Formed in 2014, Beaumont Health has a total net revenue of about $4.5 billion. Its system-wide network includes 3,429 hospital beds, 187 outpatient sites, nearly 5,000 physicians and 38,000 employees. Beaumont had more than 175,600 inpatient discharges in 2017.

Crain’s Detroit Business reported that Beaumont was looking to outsource its home health and hospice business in December, weeks before an official announcement came from the health system.

Beaumont declined to comment on the news to HHCN at that time, noting that the joint venture was still in the process of being finalized.

In its initial report, Crain’s claimed that reimbursement difficulties also factored into Beaumont’s decision to partner with Alternate Solutions. Although Michigan “has a challenging commercial reimbursement market,” Beaumont had “more strategic” reasons for the move, Kerndl told HHCN.

Under the Beaumont Home Health and Hospice joint venture, employee compensation will be structured “more like a home health company,” Kerndl said, adding that there will be no across-the-board pay cuts.

Crain’s previously reported that home health nurses, physical and occupational therapists, social workers and other caregivers could have pay cut by up to 40% as a result of the joint venture.

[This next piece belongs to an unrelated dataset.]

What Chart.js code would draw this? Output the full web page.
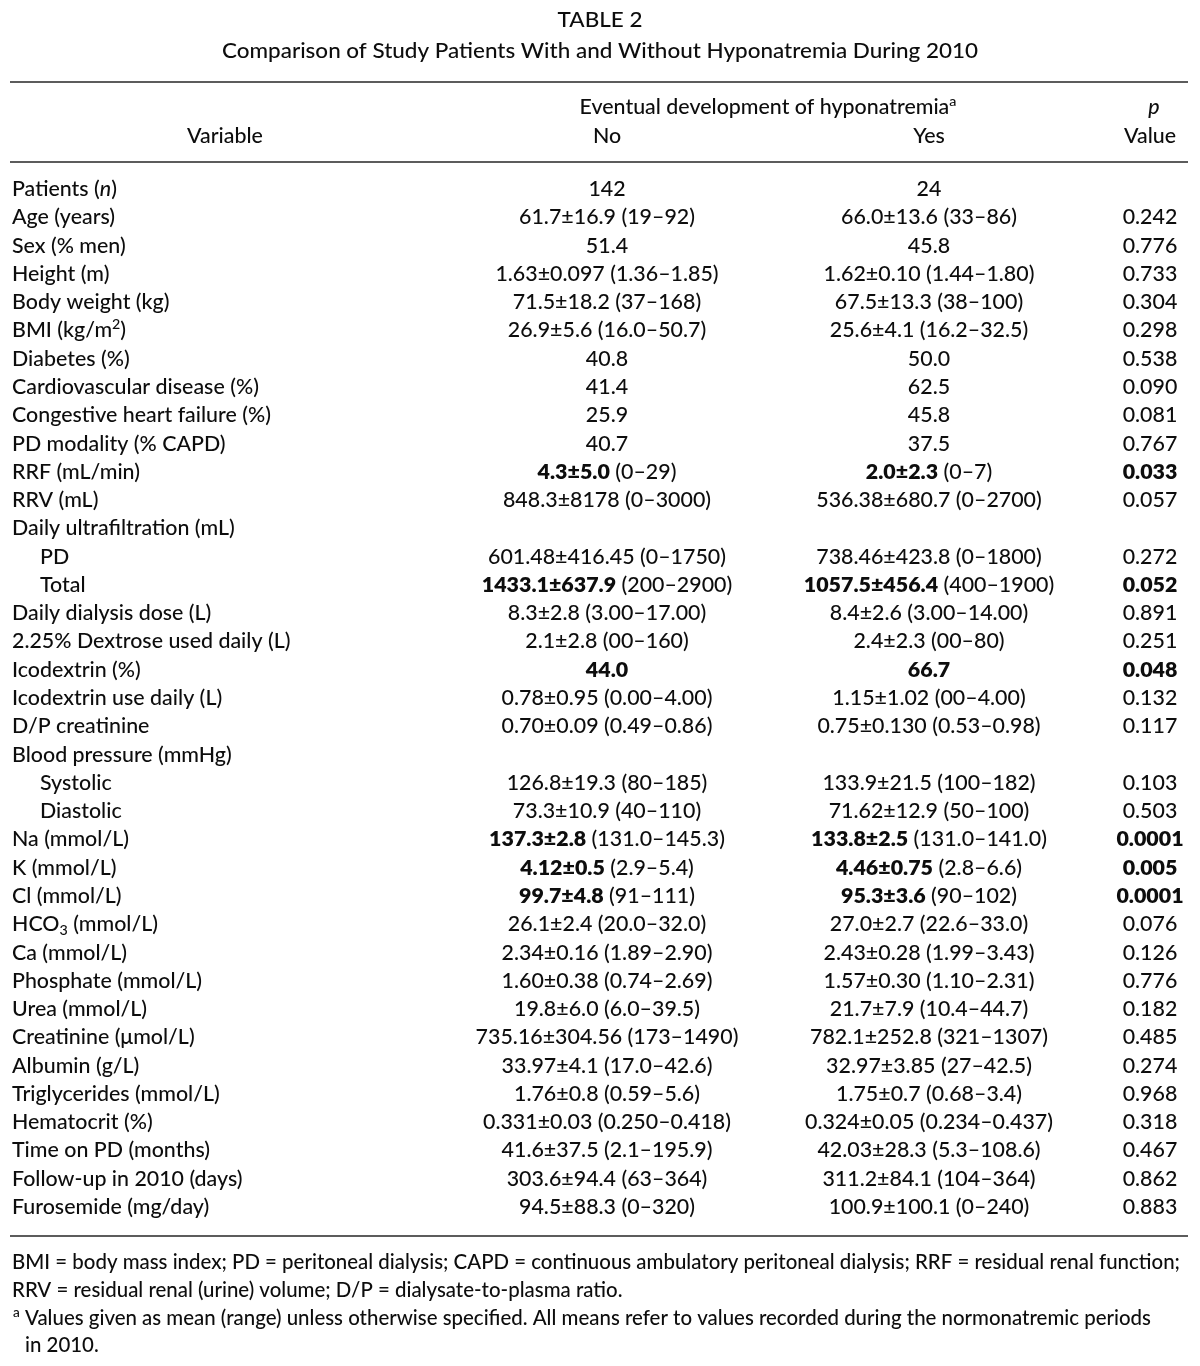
<!DOCTYPE html>
<html>
<head>
<meta charset="utf-8">
<script src="https://cdn.jsdelivr.net/npm/chart.js@4.4.1/dist/chart.umd.min.js"></script>
<style>
  html, body { margin: 0; padding: 0; background: #ffffff; }
  #wrap { width: 1200px; height: 1366px; position: relative; }
</style>
</head>
<body>
<div id="wrap"><canvas id="c"></canvas></div>
<script>
// ---------------- DATA ----------------
const tableTitle = "TABLE 2";
const tableSubtitle = "Comparison of Study Patients With and Without Hyponatremia During 2010";
const groupHeader = "Eventual development of hyponatremia^a^";
const columnHeaders = ["Variable", "No", "Yes", "Value"];
const pHeaderTop = "*p*";

const rowLabels = [
  "Patients (*n*)",
  "Age (years)",
  "Sex (% men)",
  "Height (m)",
  "Body weight (kg)",
  "BMI (kg/m^2^)",
  "Diabetes (%)",
  "Cardiovascular disease (%)",
  "Congestive heart failure (%)",
  "PD modality (% CAPD)",
  "RRF (mL/min)",
  "RRV (mL)",
  "Daily ultrafiltration (mL)",
  "PD",
  "Total",
  "Daily dialysis dose (L)",
  "2.25% Dextrose used daily (L)",
  "Icodextrin (%)",
  "Icodextrin use daily (L)",
  "D/P creatinine",
  "Blood pressure (mmHg)",
  "Systolic",
  "Diastolic",
  "Na (mmol/L)",
  "K (mmol/L)",
  "Cl (mmol/L)",
  "HCO~3~ (mmol/L)",
  "Ca (mmol/L)",
  "Phosphate (mmol/L)",
  "Urea (mmol/L)",
  "Creatinine (μmol/L)",
  "Albumin (g/L)",
  "Triglycerides (mmol/L)",
  "Hematocrit (%)",
  "Time on PD (months)",
  "Follow-up in 2010 (days)",
  "Furosemide (mg/day)"
];

const subRows = ["PD", "Total", "Systolic", "Diastolic"];

const noStat = ["142","61.7±16.9","51.4","1.63±0.097","71.5±18.2","26.9±5.6","40.8","41.4","25.9","40.7",
  "4.3±5.0","848.3±8178","","601.48±416.45","1433.1±637.9","8.3±2.8","2.1±2.8","44.0","0.78±0.95","0.70±0.09",
  "","126.8±19.3","73.3±10.9","137.3±2.8","4.12±0.5","99.7±4.8","26.1±2.4","2.34±0.16","1.60±0.38","19.8±6.0",
  "735.16±304.56","33.97±4.1","1.76±0.8","0.331±0.03","41.6±37.5","303.6±94.4","94.5±88.3"];
const noRange = ["","(19–92)","","(1.36–1.85)","(37–168)","(16.0–50.7)","","","","",
  "(0–29)","(0–3000)","","(0–1750)","(200–2900)","(3.00–17.00)","(00–160)","","(0.00–4.00)","(0.49–0.86)",
  "","(80–185)","(40–110)","(131.0–145.3)","(2.9–5.4)","(91–111)","(20.0–32.0)","(1.89–2.90)","(0.74–2.69)","(6.0–39.5)",
  "(173–1490)","(17.0–42.6)","(0.59–5.6)","(0.250–0.418)","(2.1–195.9)","(63–364)","(0–320)"];
const yesStat = ["24","66.0±13.6","45.8","1.62±0.10","67.5±13.3","25.6±4.1","50.0","62.5","45.8","37.5",
  "2.0±2.3","536.38±680.7","","738.46±423.8","1057.5±456.4","8.4±2.6","2.4±2.3","66.7","1.15±1.02","0.75±0.130",
  "","133.9±21.5","71.62±12.9","133.8±2.5","4.46±0.75","95.3±3.6","27.0±2.7","2.43±0.28","1.57±0.30","21.7±7.9",
  "782.1±252.8","32.97±3.85","1.75±0.7","0.324±0.05","42.03±28.3","311.2±84.1","100.9±100.1"];
const yesRange = ["","(33–86)","","(1.44–1.80)","(38–100)","(16.2–32.5)","","","","",
  "(0–7)","(0–2700)","","(0–1800)","(400–1900)","(3.00–14.00)","(00–80)","","(00–4.00)","(0.53–0.98)",
  "","(100–182)","(50–100)","(131.0–141.0)","(2.8–6.6)","(90–102)","(22.6–33.0)","(1.99–3.43)","(1.10–2.31)","(10.4–44.7)",
  "(321–1307)","(27–42.5)","(0.68–3.4)","(0.234–0.437)","(5.3–108.6)","(104–364)","(0–240)"];
const pValues = ["","0.242","0.776","0.733","0.304","0.298","0.538","0.090","0.081","0.767",
  "0.033","0.057","","0.272","0.052","0.891","0.251","0.048","0.132","0.117",
  "","0.103","0.503","0.0001","0.005","0.0001","0.076","0.126","0.776","0.182",
  "0.485","0.274","0.968","0.318","0.467","0.862","0.883"];
const significantRows = ["RRF (mL/min)", "Total", "Icodextrin (%)", "Na (mmol/L)", "K (mmol/L)", "Cl (mmol/L)"];

const footnotes = [
  "BMI = body mass index; PD = peritoneal dialysis; CAPD = continuous ambulatory peritoneal dialysis; RRF = residual renal function;",
  "RRV = residual renal (urine) volume; D/P = dialysate-to-plasma ratio.",
  "Values given as mean (range) unless otherwise specified. All means refer to values recorded during the normonatremic periods",
  "in 2010."
];
const footnoteMark = "a";

// ---------------- STYLE / LAYOUT ----------------
const FONT = 'Lato, "Open Sans", "Noto Sans", sans-serif';
const SIZE = 21;
const W_REG = '500';
const W_BOLD = '800';
const INK = "#0d0d0d";
const RULE = "#5c5c5c";
const COL = { label: 12, indent: 40, no: 607, yes: 929, p: 1150, group: 768, varHead: 225 };
let SX = 1;

function parseMarkup(str, bold) {
  const parts = str.split(/(\*[^*]+\*|\^[^^]+\^|~[^~]+~)/).filter(s => s.length);
  return parts.map(p => {
    if (p[0] === '*' && p[p.length-1] === '*') return { text: p.slice(1,-1), italic: true, bold };
    if (p[0] === '^' && p[p.length-1] === '^') return { text: p.slice(1,-1), sup: true, bold };
    if (p[0] === '~' && p[p.length-1] === '~') return { text: p.slice(1,-1), sub: true, bold };
    return { text: p, bold };
  });
}
function fontFor(seg) {
  const sz = (seg.sup || seg.sub) ? Math.round(SIZE * 0.66) : SIZE;
  return (seg.italic ? 'italic ' : '') + (seg.bold ? W_BOLD : W_REG) + ' ' + sz + 'px ' + FONT;
}
function segWidth(ctx, seg, sx) { ctx.font = fontFor(seg); return ctx.measureText(seg.text).width * sx; }
function segsWidth(ctx, segs, sx) { return segs.reduce((a, s) => a + segWidth(ctx, s, sx), 0); }
function drawSegs(ctx, segs, x, base, align, sxOverride) {
  const sx = sxOverride || SX;
  const total = segsWidth(ctx, segs, sx);
  let cx = align === 'center' ? x - total / 2 : (align === 'right' ? x - total : x);
  for (const s of segs) {
    const w = segWidth(ctx, s, sx);
    let dy = 0;
    if (s.sup) dy = -8;
    if (s.sub) dy = 4;
    ctx.save();
    ctx.font = fontFor(s);
    ctx.fillStyle = INK;
    ctx.textBaseline = 'alphabetic';
    ctx.textAlign = 'left';
    ctx.translate(cx, base + dy);
    ctx.scale(sx, 1);
    ctx.fillText(s.text, 0, 0);
    ctx.restore();
    cx += w;
  }
}
function hRule(ctx, x1, x2, y) {
  ctx.save();
  ctx.strokeStyle = RULE;
  ctx.lineWidth = 2;
  ctx.beginPath(); ctx.moveTo(x1, y); ctx.lineTo(x2, y); ctx.stroke();
  ctx.restore();
}

const tablePlugin = {
  id: 'tablePlugin',
  afterDraw(chart) {
    const ctx = chart.ctx;
    const xs = chart.scales.x, ys = chart.scales.y;
    ctx.font = W_REG + ' ' + SIZE + 'px ' + FONT;
    SX = 259 / ctx.measureText('Congestive heart failure (%)').width;
    const X = v => xs.getPixelForValue(v);
    const OFF = 7;

    // Title
    const subSegs = parseMarkup(tableSubtitle, false);
    const titleSX = 756 / segsWidth(ctx, subSegs, 1);
    drawSegs(ctx, parseMarkup(tableTitle, false), X(600), 27, 'center', titleSX);
    drawSegs(ctx, subSegs, X(600), 58, 'center', titleSX);
    hRule(ctx, X(10), X(1188), 82);

    // Header
    drawSegs(ctx, parseMarkup(groupHeader, false), X(COL.group), 114, 'center');
    drawSegs(ctx, parseMarkup(pHeaderTop, false), X(COL.p + 4), 114, 'center');
    drawSegs(ctx, parseMarkup(columnHeaders[0], false), X(COL.varHead), 143, 'center');
    drawSegs(ctx, parseMarkup(columnHeaders[1], false), X(COL.no), 143, 'center');
    drawSegs(ctx, parseMarkup(columnHeaders[2], false), X(COL.yes), 143, 'center');
    drawSegs(ctx, parseMarkup(columnHeaders[3], false), X(COL.p), 143, 'center');

    const yFirst = ys.getPixelForValue(0);
    const yLast = ys.getPixelForValue(rowLabels.length - 1);
    hRule(ctx, X(10), X(1188), yFirst - 27);

    // Body
    rowLabels.forEach((lab, i) => {
      const y = ys.getPixelForValue(i) + OFF;
      const plain = lab.replace(/[*^~]/g, '');
      const sig = significantRows.includes(plain);
      const xl = subRows.includes(plain) ? COL.indent : COL.label;
      drawSegs(ctx, parseMarkup(lab, false), X(xl), y, 'left');
      if (noStat[i] || noRange[i]) {
        const segs = [{ text: noStat[i], bold: sig }];
        if (noRange[i]) segs.push({ text: ' ' + noRange[i], bold: false });
        drawSegs(ctx, segs, X(COL.no), y, 'center');
      }
      if (yesStat[i] || yesRange[i]) {
        const segs = [{ text: yesStat[i], bold: sig }];
        if (yesRange[i]) segs.push({ text: ' ' + yesRange[i], bold: false });
        drawSegs(ctx, segs, X(COL.yes), y, 'center');
      }
      if (pValues[i]) drawSegs(ctx, [{ text: pValues[i], bold: sig }], X(COL.p), y, 'center');
    });

    hRule(ctx, X(10), X(1188), yLast + 29);

    // Footnotes
    const fn0 = parseMarkup(footnotes[0], false);
    const fnSX = 1168 / segsWidth(ctx, fn0, 1);
    const fb = yLast + 62;
    drawSegs(ctx, fn0, X(12), fb, 'left', fnSX);
    drawSegs(ctx, parseMarkup(footnotes[1], false), X(12), fb + 28, 'left', fnSX);
    drawSegs(ctx, [{ text: footnoteMark, sup: true }], X(13), fb + 56, 'left', fnSX);
    drawSegs(ctx, parseMarkup(footnotes[2], false), X(25), fb + 56, 'left', fnSX);
    drawSegs(ctx, parseMarkup(footnotes[3], false), X(25), fb + 83, 'left', fnSX);
  }
};

new Chart(document.getElementById('c'), {
  type: 'scatter',
  data: {
    datasets: [{
      label: 'rows',
      data: rowLabels.map((_, i) => ({ x: COL.label, y: i })),
      pointRadius: 0,
      pointHoverRadius: 0,
      showLine: false
    }]
  },
  options: {
    responsive: true,
    maintainAspectRatio: false,
    animation: false,
    events: [],
    layout: { padding: { top: 189, bottom: 159, left: 0, right: 0 } },
    plugins: { legend: { display: false }, tooltip: { enabled: false }, title: { display: false } },
    scales: {
      x: { type: 'linear', min: 0, max: 1200, display: false },
      y: { type: 'linear', min: 0, max: rowLabels.length - 1, reverse: true, display: false }
    }
  },
  plugins: [tablePlugin]
});
</script>
</body>
</html>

Beaumont’s medical equipment, home infusion and personal assistant service employees will remain with the health system. The health systems expects the JV with Alternate Solutions to create new jobs for home health and hospice workers throughout southeast Michigan.

Alternate Solutions will handle day-to-day operations of the JV.

“The vast majority of home health and hospice positions have transferred to the new company,” Kerndl said. “Those whose current positions did not move forward with the joint venture have received assistance to find another position within Beaumont.”

What the future holds

Reductions in re-hospitalizations and increases in revenue are among the two main benefits health systems have seen in partnering with Alternative Solutions, according to the company.

Specifically, Alternative Solutions’ technology and analytical capabilities have been shown to identify a patient’s risk of re-hospitalization with an accuracy of 85%, while increasing partners’ revenues by up to 35% within the first year.

Inova Health System in Virginia and Memorial Health in Georgia are among the other health care organizations that Alternate Solutions has partnered with over the past several years.

About 20% of all Medicare patients are readmitted to the hospital within 30 days of discharge, while chronically ill beneficiaries are up to 100 times more likely to have a preventable re-hospitalization, according to Alternate Solutions statistics.

Overall, inadequate care coordination resulted in as much as $45 billion worth of wasteful spending last year.

“We look forward to working with Beaumont to serve patients who need home health or hospice care,” Alternate Solutions Co-CEO and founder Tessie Ganzsarto said in a statement. “Our team is impressed by the compassionate care delivered by the Beaumont team, and we are eager to offer home health and hospice services to more patients in Michigan.”

From a growth perspective, home health providers in Michigan, Florida, Illinois and Texas have often had to get creative when looking to break into new territories or markets.

The Centers for Medicare & Medicaid Services (CMS) has repeatedly extended a temporary moratoria on new Medicare home health agencies from opening in those states. Initially implemented in 2013, the moratoria can, at times, restrict organizational growth, industry insiders say.

It was last extended in July 2018.

Moving forward, Beaumont expects the Alternate Solutions joint venture transition to proceed smoothly and without any hindrances to quality or accessibility of care. Despite those sentiments, other reports surfacing Thursday raised questions about Beaumont and the availability of pediatric home health services under the JV.

“Alternate Solutions Health Network as extensive experience in these transitions,” Kerndl said. “We are working closely with [Alternate Solutions], our staff, patients and families to ensure they do not experience any interruption in the care they receive.”